Another smell I love is swimming pools. I love to swim. I find it tremendously relaxing, while at the same time requiring enough exertion to tire me out and release those feel-good endorphins. I love the smell of the chlorine on my skin, that no matter how much you scrub in the shower at the pool afterwards you never quite get rid of. There was a time when I was living in Derby where I was swimming every day -- I'd get up, not bother to shower, just throw on some jeans and a baggy hoody, then head to the pool for an hour of laps. I've taken now to enjoying swimming on my own on a Friday night more than going to the pub with my friends. I went to the pool tonight, and I felt my heart speed up a little with excitement when I smelled the warm air and the chlorine of the pool.

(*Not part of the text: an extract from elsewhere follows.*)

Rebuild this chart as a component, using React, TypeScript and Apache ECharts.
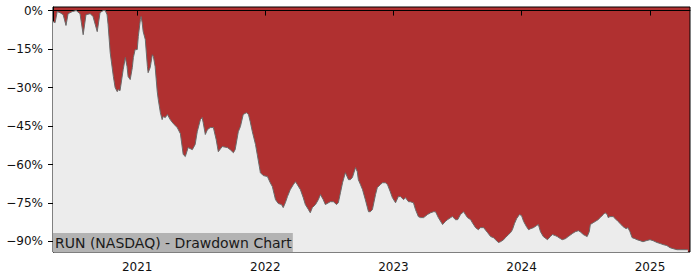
import React, { useEffect, useRef } from "react";
import * as echarts from "echarts";

const dates: string[] = [
  "2020-05-06","2020-05-12","2020-05-18","2020-05-26","2020-06-04","2020-06-12","2020-06-18","2020-06-30",
  "2020-07-11","2020-07-22","2020-07-31","2020-08-08","2020-08-20","2020-08-28","2020-09-09","2020-09-17",
  "2020-09-26","2020-10-02","2020-10-07","2020-10-10","2020-10-16","2020-10-25","2020-10-30","2020-11-05",
  "2020-11-08","2020-11-13","2020-11-22","2020-11-28","2020-12-03","2020-12-06","2020-12-12","2020-12-18",
  "2020-12-21","2020-12-26","2021-01-01","2021-01-04","2021-01-10","2021-01-12","2021-01-15","2021-01-18",
  "2021-01-24","2021-01-30","2021-02-01","2021-02-07","2021-02-13","2021-02-16","2021-02-21","2021-02-27",
  "2021-03-02","2021-03-08","2021-03-13","2021-03-16","2021-03-22","2021-03-28","2021-04-05","2021-04-14",
  "2021-04-25","2021-05-04","2021-05-12","2021-05-18","2021-05-26","2021-06-07","2021-06-15","2021-06-21",
  "2021-06-30","2021-07-05","2021-07-08","2021-07-14","2021-07-20","2021-07-28","2021-08-06","2021-08-14",
  "2021-08-20","2021-08-31","2021-09-15","2021-09-23","2021-10-02","2021-10-07","2021-10-16","2021-10-22",
  "2021-10-30","2021-11-08","2021-11-14","2021-11-19","2021-11-25","2021-12-04","2021-12-09","2021-12-18",
  "2021-12-26","2022-01-07","2022-01-15","2022-01-21","2022-01-30","2022-02-07","2022-02-16","2022-02-21",
  "2022-02-27","2022-03-05","2022-03-13","2022-03-22","2022-03-28","2022-04-02","2022-04-11","2022-04-19",
  "2022-04-25","2022-05-04","2022-05-09","2022-05-15","2022-05-24","2022-06-01","2022-06-07","2022-06-15",
  "2022-06-21","2022-06-30","2022-07-05","2022-07-14","2022-07-23","2022-07-28","2022-08-03","2022-08-09",
  "2022-08-17","2022-08-26","2022-08-31","2022-09-06","2022-09-15","2022-09-20","2022-09-23","2022-09-29",
  "2022-10-05","2022-10-13","2022-10-22","2022-10-27","2022-11-02","2022-11-11","2022-11-16","2022-11-25",
  "2022-12-01","2022-12-09","2022-12-15","2022-12-23","2022-12-29","2023-01-07","2023-01-15","2023-01-21",
  "2023-01-30","2023-02-04","2023-02-13","2023-02-18","2023-02-27","2023-03-05","2023-03-13","2023-03-19",
  "2023-03-28","2023-04-08","2023-04-17","2023-04-25","2023-05-01","2023-05-09","2023-05-21","2023-05-29",
  "2023-06-04","2023-06-13","2023-06-18","2023-06-27","2023-07-03","2023-07-11","2023-07-20","2023-07-25",
  "2023-07-31","2023-08-09","2023-08-14","2023-08-23","2023-08-31","2023-09-06","2023-09-15","2023-09-26",
  "2023-10-05","2023-10-13","2023-10-19","2023-10-27","2023-11-02","2023-11-11","2023-11-16","2023-11-25",
  "2023-12-01","2023-12-06","2023-12-12","2023-12-18","2023-12-26","2024-01-01","2024-01-07","2024-01-15",
  "2024-01-21","2024-01-27","2024-02-04","2024-02-13","2024-02-18","2024-02-24","2024-03-03","2024-03-15",
  "2024-03-23","2024-03-29","2024-04-06","2024-04-12","2024-04-21","2024-04-26","2024-05-05","2024-05-13",
  "2024-05-25","2024-06-02","2024-06-11","2024-06-16","2024-06-25","2024-07-06","2024-07-12","2024-07-15",
  "2024-07-23","2024-07-29","2024-08-06","2024-08-12","2024-08-21","2024-08-26","2024-09-01","2024-09-04",
  "2024-09-09","2024-09-18","2024-09-24","2024-10-02","2024-10-08","2024-10-16","2024-10-25","2024-10-30",
  "2024-11-05","2024-11-11","2024-11-19","2024-11-25","2024-12-04","2024-12-12","2024-12-21","2025-01-01",
  "2025-01-10","2025-01-21","2025-01-30","2025-02-07","2025-02-18","2025-02-27","2025-03-08","2025-03-19",
  "2025-03-28","2025-04-05","2025-04-14","2025-04-19"
];

const drawdown: number[] = [
  -4.3,-4.7,-0.4,-0.8,-1.6,-5.8,-1.2,-0.4,
  0,-1.2,-9.4,-1.6,-1.2,-2.3,-8.2,-0.8,
  0,0,-1.6,-5.5,-16.4,-25.7,-30.0,-31.6,
  -30.8,-31.2,-23.0,-18.3,-21.8,-25.7,-26.9,-22.2,
  -18.3,-15.2,-15.2,-10.1,-3.5,-2.3,-4.7,-8.2,
  -11.3,-21.8,-24.2,-22.2,-17.2,-17.9,-21.8,-31.6,
  -34.7,-39.8,-42.5,-41.3,-41.7,-40.5,-42.5,-44.1,
  -45.6,-48.0,-56.1,-56.9,-53.4,-54.2,-52.2,-47.2,
  -42.5,-41.7,-43.7,-48.3,-46.4,-45.6,-45.6,-50.3,
  -55.0,-53.0,-53.4,-54.2,-55.4,-54.2,-47.2,-45.2,
  -40.5,-39.8,-40.5,-43.3,-47.2,-52.2,-56.1,-63.2,
  -64.3,-64.7,-67.1,-68.6,-73.7,-75.2,-75.6,-76.8,
  -74.9,-72.5,-69.8,-67.8,-66.7,-67.8,-69.8,-72.9,
  -75.6,-77.6,-78.8,-76.8,-75.6,-73.7,-71.7,-73.7,
  -75.6,-74.9,-74.5,-74.5,-75.6,-74.9,-71.0,-67.1,
  -63.2,-65.9,-65.9,-65.1,-61.2,-62.8,-65.9,-67.8,
  -69.8,-73.7,-78.4,-78.4,-77.6,-71.7,-69.0,-67.8,
  -67.1,-67.1,-67.8,-70.6,-72.9,-74.9,-72.5,-72.5,
  -73.7,-72.9,-74.5,-74.5,-74.9,-77.6,-80.3,-80.7,
  -80.7,-79.5,-78.8,-78.4,-78.4,-80.7,-83.4,-82.2,
  -81.5,-80.7,-80.3,-81.5,-81.5,-79.5,-78.4,-79.5,
  -80.7,-81.5,-82.7,-84.6,-85.4,-84.6,-84.6,-86.5,
  -88.1,-88.5,-89.3,-90.4,-90.1,-89.3,-88.5,-87.3,
  -86.5,-85.4,-83.0,-81.1,-79.5,-79.9,-82.2,-84.2,
  -85.4,-85.0,-84.6,-83.8,-83.4,-86.2,-88.1,-89.3,
  -88.1,-87.3,-87.7,-88.1,-88.9,-89.3,-88.9,-88.1,
  -86.9,-86.2,-85.8,-86.2,-87.3,-88.1,-86.2,-83.4,
  -82.7,-82.2,-81.5,-80.7,-79.5,-78.8,-79.5,-80.7,
  -80.3,-80.3,-81.1,-82.2,-83.0,-84.2,-85.0,-84.6,
  -86.2,-88.5,-88.9,-89.3,-89.7,-90.1,-89.7,-89.3,
  -89.7,-90.4,-90.8,-91.2,-91.6,-92.4,-92.8,-93.2,
  -93.2,-93.2,-93.2,-93.2
];

const yTicks: number[] = [0, -15, -30, -45, -60, -75, -90];
const xTickYears: number[] = [2021, 2022, 2023, 2024, 2025];
const axisStart = "2020-05-06";
const axisEnd = "2025-04-25";
const chartTitle = "RUN (NASDAQ) - Drawdown Chart";

const FONT = "DejaVu Sans";

const toTs = (d: string) => {
  const [y, m, day] = d.split("-").map(Number);
  return Date.UTC(y, m - 1, day);
};

export default function App() {
  const ref = useRef<HTMLDivElement>(null);

  useEffect(() => {
    if (!ref.current) return;
    const chart = echarts.init(ref.current, undefined, { renderer: "svg" });
    const yearTs = xTickYears.map((y) => Date.UTC(y, 0, 1));
    const seriesData = dates.map((d, i) => [toTs(d), drawdown[i]]);

    chart.setOption({
      animation: false,
      backgroundColor: "#ffffff",
      title: {
        text: chartTitle,
        left: 53,
        bottom: 28,
        backgroundColor: "#b3b3b3",
        padding: [2, 1, 1, 2],
        textStyle: {
          fontFamily: FONT,
          fontSize: 14,
          fontWeight: "normal",
          color: "#1a1a1a",
          lineHeight: 16,
        },
      },
      grid: {
        left: 53,
        right: 10,
        top: 7,
        bottom: 28,
        containLabel: false,
        outerBoundsMode: "none",
        show: true,
        backgroundColor: "#b03030",
        borderColor: "#000000",
        borderWidth: 1,
      },
      xAxis: {
        type: "value",
        min: toTs(axisStart),
        max: toTs(axisEnd),
        axisLine: { show: true, lineStyle: { color: "#000", width: 1 } },
        axisTick: {
          show: true,
          length: 5,
          inside: false,
          lineStyle: { color: "#000", width: 1 },
          customValues: yearTs,
        },
        axisLabel: {
          customValues: yearTs,
          formatter: (v: number) => String(new Date(v).getUTCFullYear()),
          fontFamily: FONT,
          fontSize: 12,
          color: "#111",
          margin: 9,
        },
        splitLine: { show: false },
      },
      yAxis: {
        type: "value",
        min: -94.1,
        max: 1.4,
        axisLine: { show: true, lineStyle: { color: "#000", width: 1 } },
        axisTick: {
          show: true,
          length: 5,
          inside: false,
          lineStyle: { color: "#000", width: 1 },
          customValues: yTicks,
        },
        axisLabel: {
          customValues: yTicks,
          formatter: (v: number) => (v < 0 ? "\u2212" + Math.abs(v) : String(v)) + "%",
          fontFamily: FONT,
          fontSize: 12,
          color: "#111",
          margin: 10,
        },
        splitLine: { show: false },
      },
      series: [
        {
          type: "line",
          data: seriesData,
          showSymbol: false,
          symbol: "none",
          lineStyle: { color: "#6a6a6a", width: 1 },
          areaStyle: { color: "#ececec", opacity: 1, origin: "start" },
          z: 2,
        },
      ],
    });

    return () => chart.dispose();
  }, []);

  return (
    <div
      ref={ref}
      style={{ position: "fixed", left: 0, top: 0, width: 700, height: 280 }}
    />
  );
}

Unfortunately, they're a bunch of bastards and I found out that my timetable was out of date -- Thursday nights is now "staff training", so I didn't get my fix.

Smells can be bittersweet, too -- there's been so many times when I've shared a bed with a girl for a few days, but after she'd gone had to wash my sheets immediately, as I couldn't stand to have the smell but not the person.

But there are a hundred smells I love, and I don't even include fresh cut grass or baking bread. I love the smell of Mexican food (conversely, I strongly dislike the smell of Indian food, even if there are probably a lot of dishes I expect I might like), I love the smell of surf wax -- how it lingers on your hands, from spending so long rubbing slow circles of wax on a board. I love the salty smell of 'the sea', which you get here with the wind in the right direction and the tide is out on the river, or sometimes when it rains and the stones on my drive smell like a pebble beach somewhere. And though it might sound a little unhygenic, I like the smell of my clothes when they have lost the immediate "just washed" smell from the machine.
Not unclean, but not not sterile either.